Nebraska, Maine could play pivotal role in presidential race
OMAHA, Neb. — Nebraska will never be mistaken for a swing state given that it hasn’t supported a Democratic presidential candidate since 1964, but if the race is close this fall, the state could have a key role in choosing the next president.
It’s all thanks to a law approved decades ago that was intended to attract presidential candidates to a state they usually ignore because it’s so reliably conservative.
While the statewide vote will clearly go to President Trump, former Vice President Joe Biden has a good chance of winning in the state’s 2nd Congressional District, meaning one of Nebraska’s five Electoral College votes could go to the Democrat.
But there’s a problem with that scenario: Maine.
Maine is the only other state that awards Electoral College votes by congressional district, and it could go the opposite way and award a vote to Trump even as the state as a whole likely will go to Biden.
“I wasn’t aware of that,” Shirl Mora James, a leader in the Nebraska Democratic Party, said with a sigh. “I’ve been working the phones in Pennsylvania. Maybe I need to be making calls in Maine.”
Although Nebraska and Maine take the same approach to awarding Electoral College votes — two votes for the overall winner plus votes for the winner of each congressional district — they had different motivations for their laws.
In Maine, legislators approved the new approach in 1969 in hopes of better representing voters who might be on the losing end of the statewide count but were still a substantial minority.

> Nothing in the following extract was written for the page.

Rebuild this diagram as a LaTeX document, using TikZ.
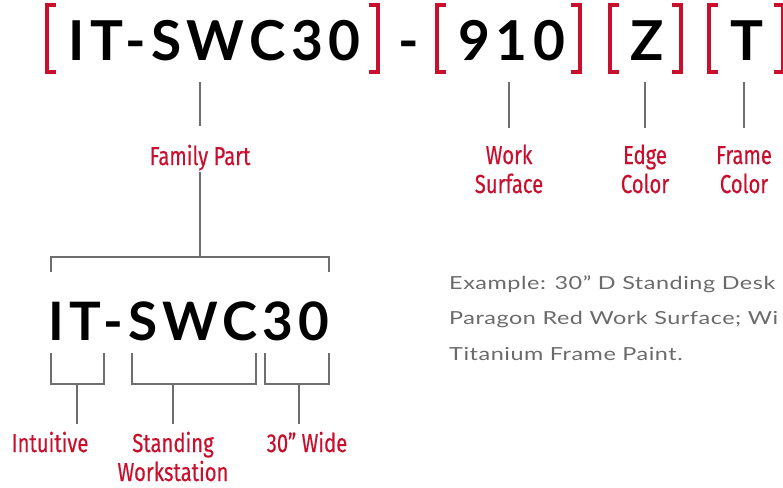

Nebraska arrived at the same system more than 20 years later, but lawmakers focused more on gaining the attention of presidential candidates. A Democratic legislator, DiAnna Schimek, recalled Democratic presidential candidate Bobby Kennedy’s 11-city whistle stop campaign across the state in 1968 and convinced enough Republicans that by changing the Electoral College system, the state could return to relevance.
“That was when Nebraska mattered,” Schimek reminisced recently.
Or as longtime Democratic activist Patricia Zieg put it, without Nebraska’s current system, “We’d just be a warm North Dakota.”